Enabling the IP and IoT worlds to converge through an innovative interconnection protocol: a solution for compressing and fragmenting messages exchanged on LPWAN networks.
In the “Internet of Things”, there is of course the Internet. However, dedicated networks for device communications do not use the IP protocols that are used by the networks making up the Internet today. IP protocols are too resource-hungry for IoT networks. And this technological gap is one of the factors holding back or adding to the complexity of the development and deployment of IoT services on an industrial scale.
Bringing the IoT into the Internet arena
The unique features of the communication protocols used on dedicated LPWAN networks for small devices, with cost, energy and bandwidth constraints, mean that developers need to be familiar with specific interfaces and models. Similarly, network managers require specialised skills for designing, operating and maintaining specific management tools for IoT networks.
Laurent Toutain, associate professor at IMT Atlantique, a pioneer of LoRa technology and the co-founder of Acklio, explains: “We have seen all the potential offered by LoRa, which was in a non-IP world. IP opens up possibilities for interoperability, making it simpler to create services. However, IP protocols are incompatible with bandwidth-constrained LPWAN networks because they are too resource-hungry in terms of energy and data. The solution proposed by Acklio, a spin-off from the IMT Atlantique engineering school, involves making these two worlds converge through an interconnection protocol with a solution for compressing and fragmenting messages exchanged on LPWAN networks”.
This solution is called SCHC, which stands for Static Context Header Compression. While Acklio is leading the way forward for its development and the resulting product deployments, the design and implementation of this technology are likely to be of interest to many different stakeholders from the IoT and telecommunications ecosystem. And the project is part of a standardisation drive, with the IETF’s LPWAN working group set up in 2016, notably bringing together academics and experts from SigFox, LoRaWAN®, the IEEE and Orange. This will enable the benefits of the SCHC technology to be shared as widely as possible. “The IETF stands out from other standardisation bodies by drawing on the expertise and contributions of individual specialists in their fields, rather than entities”, explains Marianne Laurent, Head of Marketing at Acklio. “We are focused on pure engineering and expertise, and not lobbying considerations, we want to standardise solutions in order to bring them to the IoT market”. And in this way maximise the interest and potential of IoT networks – which were relatively isolated up until now due to this incompatibility with the IP world – in line with Metcalfe’s Law, which states that the value of a network is proportional to the square of the number of its users. And SCHC is making it possible to attract large numbers of users and communities to LPWAN networks.

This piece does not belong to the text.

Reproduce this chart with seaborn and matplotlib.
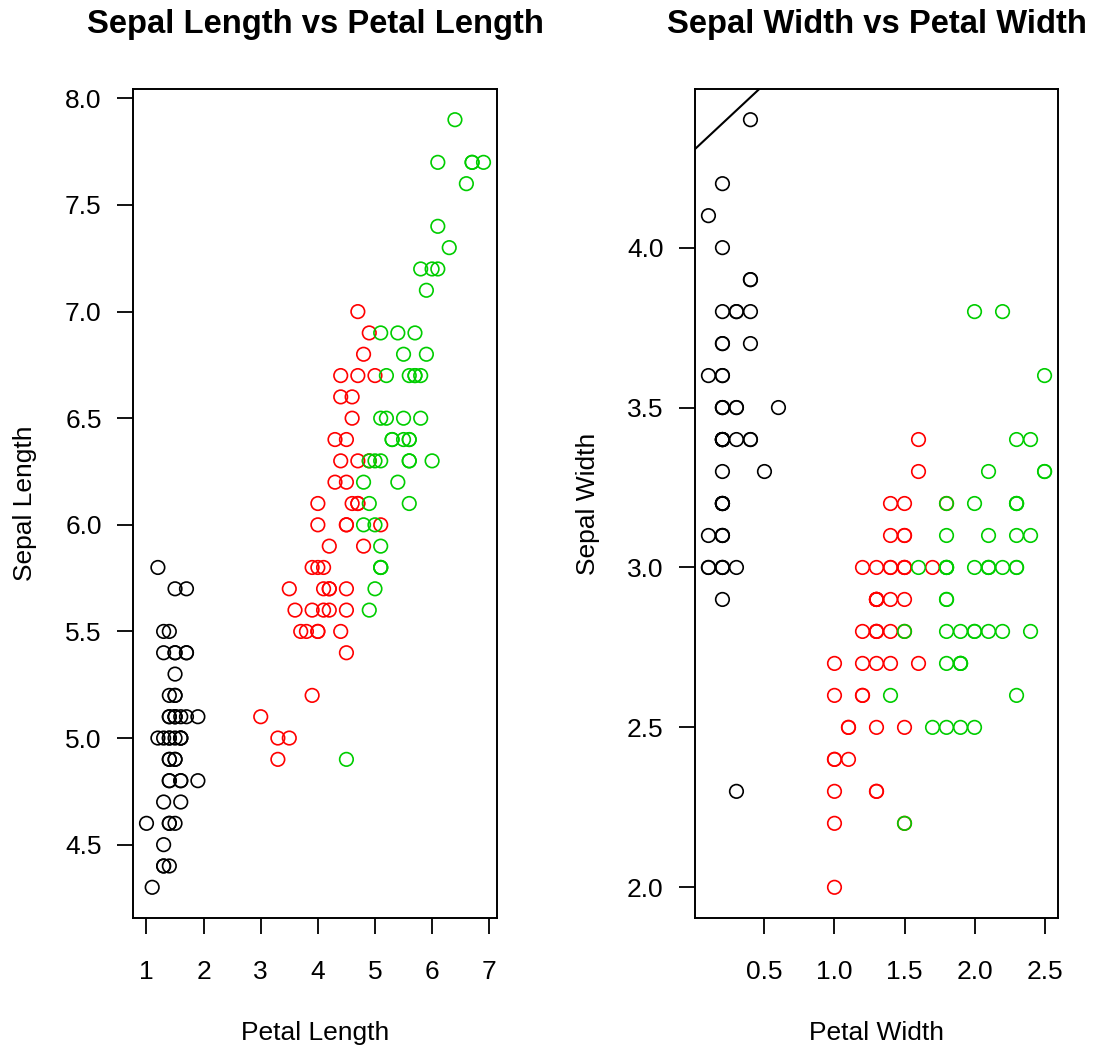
import numpy as np
import pandas as pd
import matplotlib
matplotlib.use("Agg")
import matplotlib.pyplot as plt
import seaborn as sns

# Iris data (as plotted)
sepal_length = [
    5.1, 4.9, 4.7, 4.6, 5.0, 5.4, 4.6, 5.0, 4.4, 4.9, 5.4, 4.8, 4.8, 4.3, 5.8, 5.7, 5.4, 5.1, 5.7, 5.1,
    5.4, 5.1, 4.6, 5.1, 4.8, 5.0, 5.0, 5.2, 5.2, 4.7, 4.8, 5.4, 5.2, 5.5, 4.9, 5.0, 5.5, 4.9, 4.4, 5.1,
    5.0, 4.5, 4.4, 5.0, 5.1, 4.8, 5.1, 4.6, 5.3, 5.0,
    7.0, 6.4, 6.9, 5.5, 6.5, 5.7, 6.3, 4.9, 6.6, 5.2, 5.0, 5.9, 6.0, 6.1, 5.6, 6.7, 5.6, 5.8, 6.2, 5.6,
    5.9, 6.1, 6.3, 6.1, 6.4, 6.6, 6.8, 6.7, 6.0, 5.7, 5.5, 5.5, 5.8, 6.0, 5.4, 6.0, 6.7, 6.3, 5.6, 5.5,
    5.5, 6.1, 5.8, 5.0, 5.6, 5.7, 5.7, 6.2, 5.1, 5.7,
    6.3, 5.8, 7.1, 6.3, 6.5, 7.6, 4.9, 7.3, 6.7, 7.2, 6.5, 6.4, 6.8, 5.7, 5.8, 6.4, 6.5, 7.7, 7.7, 6.0,
    6.9, 5.6, 7.7, 6.3, 6.7, 7.2, 6.2, 6.1, 6.4, 7.2, 7.4, 7.9, 6.4, 6.3, 6.1, 7.7, 6.3, 6.4, 6.0, 6.9,
    6.7, 6.9, 5.8, 6.8, 6.7, 6.7, 6.3, 6.5, 6.2, 5.9]
sepal_width = [
    3.5, 3.0, 3.2, 3.1, 3.6, 3.9, 3.4, 3.4, 2.9, 3.1, 3.7, 3.4, 3.0, 3.0, 4.0, 4.4, 3.9, 3.5, 3.8, 3.8,
    3.4, 3.7, 3.6, 3.3, 3.4, 3.0, 3.4, 3.5, 3.4, 3.2, 3.1, 3.4, 4.1, 4.2, 3.1, 3.2, 3.5, 3.6, 3.0, 3.4,
    3.5, 2.3, 3.2, 3.5, 3.8, 3.0, 3.8, 3.2, 3.7, 3.3,
    3.2, 3.2, 3.1, 2.3, 2.8, 2.8, 3.3, 2.4, 2.9, 2.7, 2.0, 3.0, 2.2, 2.9, 2.9, 3.1, 3.0, 2.7, 2.2, 2.5,
    3.2, 2.8, 2.5, 2.8, 2.9, 3.0, 2.8, 3.0, 2.9, 2.6, 2.4, 2.4, 2.7, 2.7, 3.0, 3.4, 3.1, 2.3, 3.0, 2.5,
    2.6, 3.0, 2.6, 2.3, 2.7, 3.0, 2.9, 2.9, 2.5, 2.8,
    3.3, 2.7, 3.0, 2.9, 3.0, 3.0, 2.5, 2.9, 2.5, 3.6, 3.2, 2.7, 3.0, 2.5, 2.8, 3.2, 3.0, 3.8, 2.6, 2.2,
    3.2, 2.8, 2.8, 2.7, 3.3, 3.2, 2.8, 3.0, 2.8, 3.0, 2.8, 3.8, 2.8, 2.8, 2.6, 3.0, 3.4, 3.1, 3.0, 3.1,
    3.1, 3.1, 2.7, 3.2, 3.3, 3.0, 2.5, 3.0, 3.4, 3.0]
petal_length = [
    1.4, 1.4, 1.3, 1.5, 1.4, 1.7, 1.4, 1.5, 1.4, 1.5, 1.5, 1.6, 1.4, 1.1, 1.2, 1.5, 1.3, 1.4, 1.7, 1.5,
    1.7, 1.5, 1.0, 1.7, 1.9, 1.6, 1.6, 1.5, 1.4, 1.6, 1.6, 1.5, 1.5, 1.4, 1.5, 1.2, 1.3, 1.4, 1.3, 1.5,
    1.3, 1.3, 1.3, 1.6, 1.9, 1.4, 1.6, 1.4, 1.5, 1.4,
    4.7, 4.5, 4.9, 4.0, 4.6, 4.5, 4.7, 3.3, 4.6, 3.9, 3.5, 4.2, 4.0, 4.7, 3.6, 4.4, 4.5, 4.1, 4.5, 3.9,
    4.8, 4.0, 4.9, 4.7, 4.3, 4.4, 4.8, 5.0, 4.5, 3.5, 3.8, 3.7, 3.9, 5.1, 4.5, 4.5, 4.7, 4.4, 4.1, 4.0,
    4.4, 4.6, 4.0, 3.3, 4.2, 4.2, 4.2, 4.3, 3.0, 4.1,
    6.0, 5.1, 5.9, 5.6, 5.8, 6.6, 4.5, 6.3, 5.8, 6.1, 5.1, 5.3, 5.5, 5.0, 5.1, 5.3, 5.5, 6.7, 6.9, 5.0,
    5.7, 4.9, 6.7, 4.9, 5.7, 6.0, 4.8, 4.9, 5.6, 5.8, 6.1, 6.4, 5.6, 5.1, 5.6, 6.1, 5.6, 5.5, 4.8, 5.4,
    5.6, 5.1, 5.1, 5.9, 5.7, 5.2, 5.0, 5.2, 5.4, 5.1]
petal_width = [
    0.2, 0.2, 0.2, 0.2, 0.2, 0.4, 0.3, 0.2, 0.2, 0.1, 0.2, 0.2, 0.1, 0.1, 0.2, 0.4, 0.4, 0.3, 0.3, 0.3,
    0.2, 0.4, 0.2, 0.5, 0.2, 0.2, 0.4, 0.2, 0.2, 0.2, 0.2, 0.4, 0.1, 0.2, 0.2, 0.2, 0.2, 0.1, 0.2, 0.2,
    0.3, 0.3, 0.2, 0.6, 0.4, 0.3, 0.2, 0.2, 0.2, 0.2,
    1.4, 1.5, 1.5, 1.3, 1.5, 1.3, 1.6, 1.0, 1.3, 1.4, 1.0, 1.5, 1.0, 1.4, 1.3, 1.4, 1.5, 1.0, 1.5, 1.1,
    1.8, 1.3, 1.5, 1.2, 1.3, 1.4, 1.4, 1.7, 1.5, 1.0, 1.1, 1.0, 1.2, 1.6, 1.5, 1.6, 1.5, 1.3, 1.3, 1.3,
    1.2, 1.4, 1.2, 1.0, 1.3, 1.2, 1.3, 1.3, 1.1, 1.3,
    2.5, 1.9, 2.1, 1.8, 2.2, 2.1, 1.7, 1.8, 1.8, 2.5, 2.0, 1.9, 2.1, 2.0, 2.4, 2.3, 1.8, 2.2, 2.3, 1.5,
    2.3, 2.0, 2.0, 1.8, 2.1, 1.8, 1.8, 1.8, 2.1, 1.6, 1.9, 2.0, 2.2, 1.5, 1.4, 2.3, 2.4, 1.8, 1.8, 2.1,
    2.4, 2.3, 1.9, 2.3, 2.5, 2.3, 1.9, 2.0, 2.3, 1.8]
species_names = ["setosa", "versicolor", "virginica"]
species_colors = ["#000000", "#FF0000", "#00CD00"]
species = [s for s in species_names for _ in range(50)]

df = pd.DataFrame({
    "Sepal.Length": sepal_length, "Sepal.Width": sepal_width,
    "Petal.Length": petal_length, "Petal.Width": petal_width,
    "Species": species,
})
palette = dict(zip(species_names, species_colors))

sns.set_theme(style="white")
plt.rcParams["font.family"] = ["Liberation Sans", "DejaVu Sans"]
plt.rcParams["text.color"] = "black"
plt.rcParams["axes.labelcolor"] = "black"

W, H = 1094, 1050
fig = plt.figure(figsize=(W / 100, H / 100), dpi=100)


def px_axes(left, top, right, bottom):
    return fig.add_axes([left / W, 1 - bottom / H, (right - left) / W, (bottom - top) / H])


ax1 = px_axes(133, 89, 497, 918)
ax2 = px_axes(695, 89, 1058, 918)

LABEL_SIZE = 19
TITLE_SIZE = 23.6


def style(ax, xcol, ycol, title, xlabel, ylabel, xticks, yticks, ylab_x):
    sns.scatterplot(data=df, x=xcol, y=ycol, hue="Species", palette=palette,
                    s=95, linewidth=1.2, legend=False, ax=ax, zorder=3)
    for coll in ax.collections:
        fc = coll.get_facecolors()
        coll.set_edgecolors(fc)
        coll.set_facecolors("none")
    xs = np.asarray(df[xcol]); ys = np.asarray(df[ycol])
    xr = xs.max() - xs.min(); yr = ys.max() - ys.min()
    ax.set_xlim(xs.min() - 0.04 * xr, xs.max() + 0.04 * xr)
    ax.set_ylim(ys.min() - 0.04 * yr, ys.max() + 0.04 * yr)
    ax.set_xticks(xticks)
    ax.set_yticks(yticks)
    ax.set_xticklabels([f"{t:g}" if isinstance(t, int) else f"{t:.1f}" for t in xticks])
    ax.set_yticklabels([f"{t:.1f}" for t in yticks])
    ax.tick_params(axis="both", which="major", direction="out", length=11.5, width=1.3,
                   color="black", labelsize=LABEL_SIZE, labelcolor="black",
                   bottom=True, left=True)
    ax.tick_params(axis="x", pad=18.5)
    ax.tick_params(axis="y", pad=11)
    for sp in ax.spines.values():
        sp.set_visible(True)
        sp.set_color("black")
        sp.set_linewidth(1.4)
    ax.set_xlabel("")
    ax.set_ylabel("")
    bb = ax.get_position()
    cx = (bb.x0 + bb.x1) / 2
    fig.text(cx, 1 - 25 / H, title, ha="center", va="center", fontsize=TITLE_SIZE,
             fontweight="bold", color="black")
    fig.text(cx, 1 - 1033 / H, xlabel, ha="center", va="center", fontsize=LABEL_SIZE,
             color="black")
    fig.text(ylab_x / W, (bb.y0 + bb.y1) / 2, ylabel, ha="center", va="center",
             fontsize=LABEL_SIZE, rotation=90, color="black")


style(ax1, "Petal.Length", "Sepal.Length", "Sepal Length vs Petal Length",
      "Petal Length", "Sepal Length", [1, 2, 3, 4, 5, 6, 7],
      [4.5, 5.0, 5.5, 6.0, 6.5, 7.0, 7.5, 8.0], 25)
style(ax2, "Petal.Width", "Sepal.Width", "Sepal Width vs Petal Width",
      "Petal Width", "Sepal Width", [0.5, 1.0, 1.5, 2.0, 2.5],
      [2.0, 2.5, 3.0, 3.5, 4.0], 588)

# regression line of Sepal.Length on Petal.Length, drawn on the right panel
slope, intercept = np.polyfit(df["Petal.Length"], df["Sepal.Length"], 1)
ax2.axline((0, intercept), slope=slope, color="black", linewidth=1.5, zorder=2)

fig.savefig("out.png", dpi=100, facecolor="white")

Generic architecture to extract entropy
But how is this innovation being made possible? How can the SCHC technology compress and fragment the IPv6/UDP/CoAP Internet protocols so they can be transported by constrained networks? Dominique Barthel, IoT networks research engineer with Orange, explains: “The more constrained and basic the device, the greater the predictability and similarities between the messages that it exchanges, which reduces their entropy. Headers contain information that is already known, which we do not need to transmit. Our technology is based on an algorithm that extracts the data bits, i.e. the “surprise elements”, and a protocol that transmits only this information, while enabling recipients to reconstitute the original message. In other words, this is a generic machine to extract entropy, which we have designed to be as flexible as possible, and which can be adapted to many types of messages, networks and use cases”.
With SCHC, a typical 80 byte IPv6/UDP/CoAP packet can be compressed to 3 to 5 bytes for transmission.
RFC coming up
As an operator of LPWAN networks, such as LoRaWAN®, Orange is very interested in this technology and right from the outset has been part of the work carried out by IMT-Atlantique, Acklio and the IETF’s LPWAN working group in particular. This work will make it possible to both harmonise and accelerate the development of applications, while promoting the reuse of existing network management tools and skills, and delivering optimum end-to-end security. Basically, it will thus enable the IoT to benefit from the best properties of the IP world, which have been proven and mastered for decades.
Orange and the startup have worked together on many different aspects, from defining the generic compression-fragmentation mechanism with the IETF to carrying out demonstrations of this. Today, the standardisation of the generic mechanism has moved into its final phase, with a Request For Comments (RFC) expected before the end of the year. A major milestone, which will mark the starting point for the technology’s adoption by other key communities within the IoT ecosystem, such as the LoRa Alliance TM, and the industrialisation of solutions deploying SCHC on networks for many different use cases.
With SCHC, the “Internet” side of the Internet of Things is really coming to the fore.